31 January 2010

DADT, continued

The most recent "Weekly Standard" includes an editorial by Bill Kristol himself, trying to make the (non-bigoted!) case for retaining "Don't Ask Don't Tell."

It works about as well as you'd expect.

The editorial itself is an incoherent mix of insinuations and attacks, so I want to unpack some of them. He starts by talking about how the military is the only government institution left that a significant majority of citizens still respects, which polls have proven quite often. Therefore, he says, we shouldn't subject it to an "untested, unnecessary, and probably unwise social experiment". Of course, this neglects the fact that many, many other countries already allow homosexuals to serve openly. This list includes most of our NATO allies and even Kristol's beloved Israel.

His next tack is to say that President Obama is moving too fast on this issue. He was just elected last year, after all, so it's not like the American people have been clamoring for this for a long time! An overwhelming majority of Americans, however, have supported removing DADT since at least 2005. (This also puts the lie to his claim that a large number of Americans aren't clamoring for this change.)

He also makes the claim that the military is against it. I'd like to see evidence to that effect. Bob Gates and Admiral Mullen both support the change; Shalikashvili has come out against it. All of my personal experience with service people (admittedly, a skewed sample) think of it as an unfortunate relic that they ignore as strongly as possible.

However, he gets at his most absolutely blind when he tries to brush aside the argument of it being the "right thing to do."

Here is contemporary liberalism in a nutshell: No need to consider costs as well as benefits. No acknowledgment of competing goods or coexisting rights. No appreciation of the constraints of public sentiment or the challenges of organizational complexity. No sense that not every part of society can be treated dogmatically according to certain simple propositions. Just the assertion that something must be done because it is in some abstract way “the right thing.”

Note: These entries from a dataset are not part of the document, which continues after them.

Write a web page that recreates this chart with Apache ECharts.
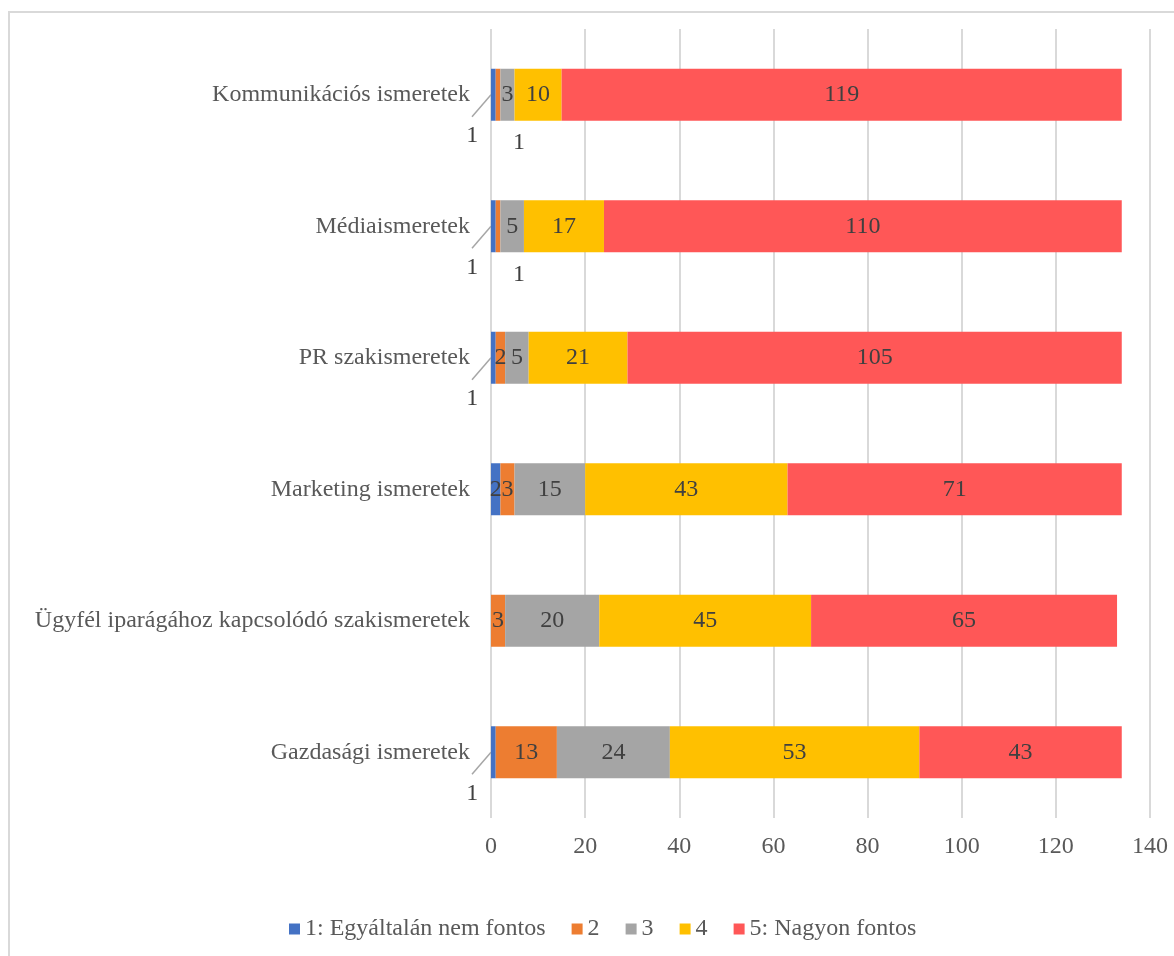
<!DOCTYPE html>
<html>
<head>
<meta charset="utf-8">
<script src="https://cdn.jsdelivr.net/npm/echarts@6/dist/echarts.min.js"></script>
<style>
  html, body { margin: 0; padding: 0; background: #fff; }
  #frame { position: absolute; left: 8px; top: 11px; width: 1200px; height: 1000px; border: 2px solid #d9d9d9; box-sizing: border-box; }
  #chart { position: absolute; left: 0; top: 0; width: 1174px; height: 956px; }
</style>
</head>
<body>
<div id="frame"></div>
<div id="chart"></div>
<script>
// kategóriák felülről lefelé
var categories = ['Kommunikációs ismeretek', 'Médiaismeretek', 'PR szakismeretek', 'Marketing ismeretek', 'Ügyfél iparágához kapcsolódó szakismeretek', 'Gazdasági ismeretek']
var seriesNames = ['1: Egyáltalán nem fontos', '2', '3', '4', '5: Nagyon fontos']
var v1 = [1, 1, 1, 2, 0, 1]
var v2 = [1, 1, 2, 3, 3, 13]
var v3 = [3, 5, 5, 15, 20, 24]
var v4 = [10, 17, 21, 43, 45, 53]
var v5 = [119, 110, 105, 71, 65, 43]
var xTicks = [0, 20, 40, 60, 80, 100, 120, 140]
var colors = ['#4472C4', '#ED7D31', '#A5A5A5', '#FFC000', '#FF5757']

var allValues = [v1, v2, v3, v4, v5]
var chart = echarts.init(document.getElementById('chart'))

var series = allValues.map(function (vals, i) {
  return {
    name: seriesNames[i],
    type: 'bar',
    stack: 'all',
    barWidth: 52,
    itemStyle: { color: colors[i] },
    data: vals,
    label: {
      show: true,
      position: 'inside',
      color: '#404040',
      fontFamily: 'Liberation Serif',
      fontSize: 24,
      formatter: function (p) { return p.value === 0 ? '' : String(p.value) }
    },
    // az 1-es értékek címkéje kikerül a sávon kívülre
    labelLayout: function (p) {
      var v = vals[p.dataIndex]
      if (v !== 1) return {}
      if (i === 0) return { dx: -21, dy: 41 }
      if (i === 1) return { dx: 21, dy: 48 }
      return {}
    }
  }
})

// vezetővonalak az első sorozat kihelyezett címkéihez
var leaderData = []
v1.forEach(function (v, idx) { if (v === 1) leaderData.push([0, idx]) })
series.push({
  name: 'leader',
  type: 'custom',
  silent: true,
  data: leaderData,
  renderItem: function (params, api) {
    var p = api.coord([api.value(0), api.value(1)])
    return {
      type: 'line',
      shape: { x1: p[0], y1: p[1], x2: p[0] - 19, y2: p[1] + 22 },
      style: { stroke: '#a6a6a6', lineWidth: 1.5 }
    }
  }
})

chart.setOption({
  animation: false,
  textStyle: { fontFamily: 'Liberation Serif' },
  legend: {
    data: seriesNames,
    bottom: 10,
    left: 284,
    icon: 'rect',
    itemWidth: 11,
    itemHeight: 11,
    itemGap: 26,
    textStyle: { color: '#595959', fontSize: 24, fontFamily: 'Liberation Serif' }
  },
  grid: { left: 491, right: 24, top: 29, bottom: 138, containLabel: false },
  xAxis: {
    type: 'value',
    min: xTicks[0],
    max: xTicks[xTicks.length - 1],
    interval: 20,
    axisLine: { show: false },
    axisTick: { show: false },
    axisLabel: { color: '#595959', fontSize: 24, margin: 17, fontFamily: 'Liberation Serif' },
    splitLine: { show: true, lineStyle: { color: '#d9d9d9', width: 2 } }
  },
  yAxis: {
    type: 'category',
    inverse: true,
    data: categories,
    axisLine: { show: false },
    axisTick: { show: false },
    axisLabel: { color: '#595959', fontSize: 24, margin: 21, fontFamily: 'Liberation Serif' }
  },
  series: series
})
</script>
</body>
</html>
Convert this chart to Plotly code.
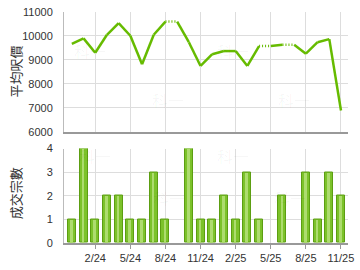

This from the man who dogmatically calls for bombing and attacking every tin-pot dictator. From the most relentless champion of the Iraq War. He dares to call out liberals for not taking into account the challenges of large undertakings?

Interestingly, he never actually tells us what the dreaded unintended consequences would be, except for a short little line saying "the effect of open homosexuals on unit morale and cohesion in training and combat situations remain relevant." This is in the second to last paragraph, and is the first time he even uses the word "homosexual."

I've long known that Kristol was completely intellectually dishonest. I don't actually expect anything more from him. But as someone who still gets to be on TV to spout his BS, I'd at least like slightly better arguments.